- EXERCISE REQUIREMENTS
Extract every line that contains the word "with".

— START SUPPLIED MATERIAL —

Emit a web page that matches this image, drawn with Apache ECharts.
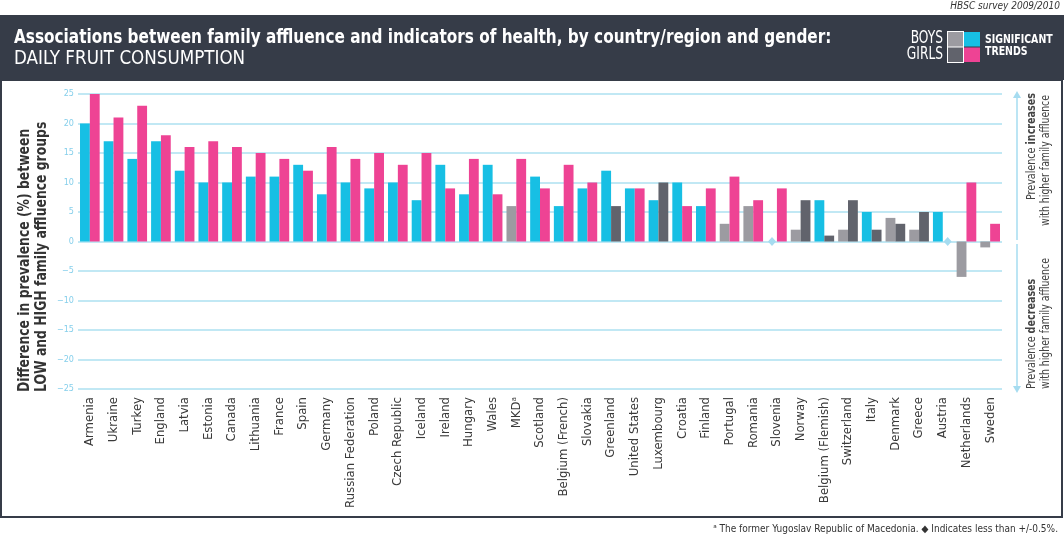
<!DOCTYPE html>
<html>
<head>
<meta charset="utf-8">
<script src="https://cdn.jsdelivr.net/npm/echarts@6/dist/echarts.min.js"></script>
<style>
html,body{margin:0;padding:0;background:#fff;}
#c{width:1064px;height:537px;}
</style>
</head>
<body>
<div id="c"></div>
<script>
const countries = ['Armenia','Ukraine','Turkey','England','Latvia','Estonia','Canada','Lithuania','France','Spain','Germany','Russian Federation','Poland','Czech Republic','Iceland','Ireland','Hungary','Wales','MKDᵃ','Scotland','Belgium (French)','Slovakia','Greenland','United States','Luxembourg','Croatia','Finland','Portugal','Romania','Slovenia','Norway','Belgium (Flemish)','Switzerland','Italy','Denmark','Greece','Austria','Netherlands','Sweden'];
const boys  = [20,17,14,17,12,10,10,11,11,13,8,10,9,10,7,13,8,13,6,11,6,9,12,9,7,10,6,3,6,0,2,7,2,5,4,2,5,-6,-1];
const girls = [25,21,23,18,16,17,16,15,14,12,16,14,15,13,15,9,14,8,14,9,13,10,6,9,10,6,9,11,7,9,7,1,7,2,3,5,0,10,3];
// 1 = significant trend, 0 = not significant
const boysSig  = [1,1,1,1,1,1,1,1,1,1,1,1,1,1,1,1,1,1,0,1,1,1,1,1,1,1,1,0,0,0,0,1,0,1,0,0,1,0,0];
const girlsSig = [1,1,1,1,1,1,1,1,1,1,1,1,1,1,1,1,1,1,1,1,1,1,0,1,0,1,1,1,1,1,0,0,0,0,0,0,0,1,1];
const yTicks = {min:-25, max:25, interval:5};

const C = {cyan:'#17bfe4', pink:'#ee4394', lgrey:'#9c9ba1', dgrey:'#61636c', grid:'#ade1f1', diamond:'#a6dcf0', dark:'#363c48', text:'#3a3a3a'};
const FONT = '"Liberation Sans Narrow","DejaVu Sans Condensed",sans-serif';

function mkData(vals, sig, col, ncol){
  return vals.map((v,i)=>({value:v, itemStyle:{color: sig[i]?col:ncol}}));
}
function mkDiamonds(vals){
  const out=[];
  vals.forEach((v,i)=>{ if(Math.abs(v)<0.5) out.push({coord:[countries[i],0]}); });
  return out;
}

const chart = echarts.init(document.getElementById('c'), null, {renderer:'canvas'});
const option = {
  animation:false,
  grid:{left:78, right:62, top:94, bottom:148, containLabel:false},
  xAxis:{
    type:'category', data:countries,
    axisLine:{show:false, onZero:false}, axisTick:{show:false},
    axisLabel:{interval:0, rotate:90, margin:8, color:C.text, fontFamily:FONT, fontSize:13}
  },
  yAxis:{
    type:'value', min:yTicks.min, max:yTicks.max, interval:yTicks.interval,
    axisLine:{show:false}, axisTick:{show:false},
    axisLabel:{color:'#86cfeb', fontFamily:FONT, fontSize:9, margin:4,
      formatter:v=>String(v).replace('-','−')},
    splitLine:{lineStyle:{color:C.grid, width:1.5}}
  },
  series:[
    {type:'bar', name:'Boys', data:mkData(boys,boysSig,C.cyan,C.lgrey), barGap:'0%', barCategoryGap:'17%',
      markPoint:{symbol:'diamond', symbolSize:[8,9], label:{show:false}, itemStyle:{color:C.diamond}, data:mkDiamonds(boys), silent:true}},
    {type:'bar', name:'Girls', data:mkData(girls,girlsSig,C.pink,C.dgrey), barGap:'0%', barCategoryGap:'17%',
      markPoint:{symbol:'diamond', symbolSize:[8,9], label:{show:false}, itemStyle:{color:C.diamond}, data:mkDiamonds(girls), silent:true}}
  ],
  graphic:[
    {type:'text', right:4, top:1, style:{text:'HBSC survey 2009/2010', font:'italic 10px '+FONT, fill:'#333'}},
    {type:'rect', shape:{x:0,y:15,width:1064,height:65}, style:{fill:C.dark}},
    {type:'rect', shape:{x:1,y:80,width:1061,height:437}, style:{fill:'none', stroke:C.dark, lineWidth:2}},
    {type:'text', x:14, y:38, scaleX:0.85, style:{text:'Associations between family affluence and indicators of health, by country/region and gender:', font:'bold 20px '+FONT, fill:'#fff', textVerticalAlign:'middle'}},
    {type:'text', x:14, y:59, scaleX:0.98, style:{text:'DAILY FRUIT CONSUMPTION', font:'19px '+FONT, fill:'#fff', textVerticalAlign:'middle'}},
    {type:'text', x:943, y:39, scaleX:0.8, style:{text:'BOYS', font:'17px '+FONT, fill:'#fff', textAlign:'right', textVerticalAlign:'middle'}},
    {type:'text', x:943, y:55, scaleX:0.8, style:{text:'GIRLS', font:'17px '+FONT, fill:'#fff', textAlign:'right', textVerticalAlign:'middle'}},
    {type:'rect', shape:{x:947,y:31,width:17,height:32}, style:{fill:'#fff'}},
    {type:'rect', shape:{x:948,y:32,width:15,height:14.5}, style:{fill:C.lgrey}},
    {type:'rect', shape:{x:964,y:32,width:16,height:14.5}, style:{fill:C.cyan}},
    {type:'rect', shape:{x:948,y:47.5,width:15,height:14.5}, style:{fill:C.dgrey}},
    {type:'rect', shape:{x:964,y:47.5,width:16,height:14.5}, style:{fill:C.pink}},
    {type:'text', x:985, y:40, scaleX:0.87, style:{text:'SIGNIFICANT', font:'bold 12px '+FONT, fill:'#fff', textVerticalAlign:'middle'}},
    {type:'text', x:985, y:52, scaleX:0.87, style:{text:'TRENDS', font:'bold 12px '+FONT, fill:'#fff', textVerticalAlign:'middle'}},
    {type:'text', x:25, y:392, rotation:Math.PI/2, scaleX:0.86, style:{text:'Difference in prevalence (%) between', font:'bold 16px '+FONT, fill:'#333', textAlign:'left', textVerticalAlign:'middle'}},
    {type:'text', x:42, y:392, rotation:Math.PI/2, scaleX:0.86, style:{text:'LOW and HIGH family affluence groups', font:'bold 16px '+FONT, fill:'#333', textAlign:'left', textVerticalAlign:'middle'}},
    {type:'line', shape:{x1:1017,y1:96,x2:1017,y2:240}, style:{stroke:C.diamond, lineWidth:1.5}},
    {type:'polygon', shape:{points:[[1013,98],[1021,98],[1017,91]]}, style:{fill:C.diamond}},
    {type:'line', shape:{x1:1017,y1:244,x2:1017,y2:388}, style:{stroke:C.diamond, lineWidth:1.5}},
    {type:'polygon', shape:{points:[[1013,386],[1021,386],[1017,393]]}, style:{fill:C.diamond}},
    {type:'text', x:1032, y:93, rotation:Math.PI/2, scaleX:0.82, style:{text:'{a|Prevalence }{b|increases}', rich:{a:{font:'13px '+FONT, fill:'#444'}, b:{font:'bold 13px '+FONT, fill:'#444'}}, textAlign:'right', textVerticalAlign:'middle'}},
    {type:'text', x:1046, y:95, rotation:Math.PI/2, scaleX:0.8, style:{text:'with higher family affluence', font:'13px '+FONT, fill:'#444', textAlign:'right', textVerticalAlign:'middle'}},
    {type:'text', x:1032, y:389, rotation:Math.PI/2, scaleX:0.82, style:{text:'{a|Prevalence }{b|decreases}', rich:{a:{font:'13px '+FONT, fill:'#444'}, b:{font:'bold 13px '+FONT, fill:'#444'}}, textAlign:'left', textVerticalAlign:'middle'}},
    {type:'text', x:1046, y:389, rotation:Math.PI/2, scaleX:0.8, style:{text:'with higher family affluence', font:'13px '+FONT, fill:'#444', textAlign:'left', textVerticalAlign:'middle'}},
    {type:'text', x:1058, y:529, style:{text:'ᵃ The former Yugoslav Republic of Macedonia. ◆ Indicates less than +/-0.5%.', font:'10px '+FONT, fill:'#333', textAlign:'right', textVerticalAlign:'middle'}}
  ]
};
chart.setOption(option);
</script>
</body>
</html>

— END SUPPLIED MATERIAL —

- RESULT OF THIS EXERCISE
Emit a web page that matches this image, drawn with Apache ECharts.
    {type:'text', x:1046, y:95, rotation:Math.PI/2, scaleX:0.8, style:{text:'with higher family affluence', font:'13px '+FONT, fill:'#444', textAlign:'right', textVerticalAlign:'middle'}},
    {type:'text', x:1046, y:389, rotation:Math.PI/2, scaleX:0.8, style:{text:'with higher family affluence', font:'13px '+FONT, fill:'#444', textAlign:'left', textVerticalAlign:'middle'}},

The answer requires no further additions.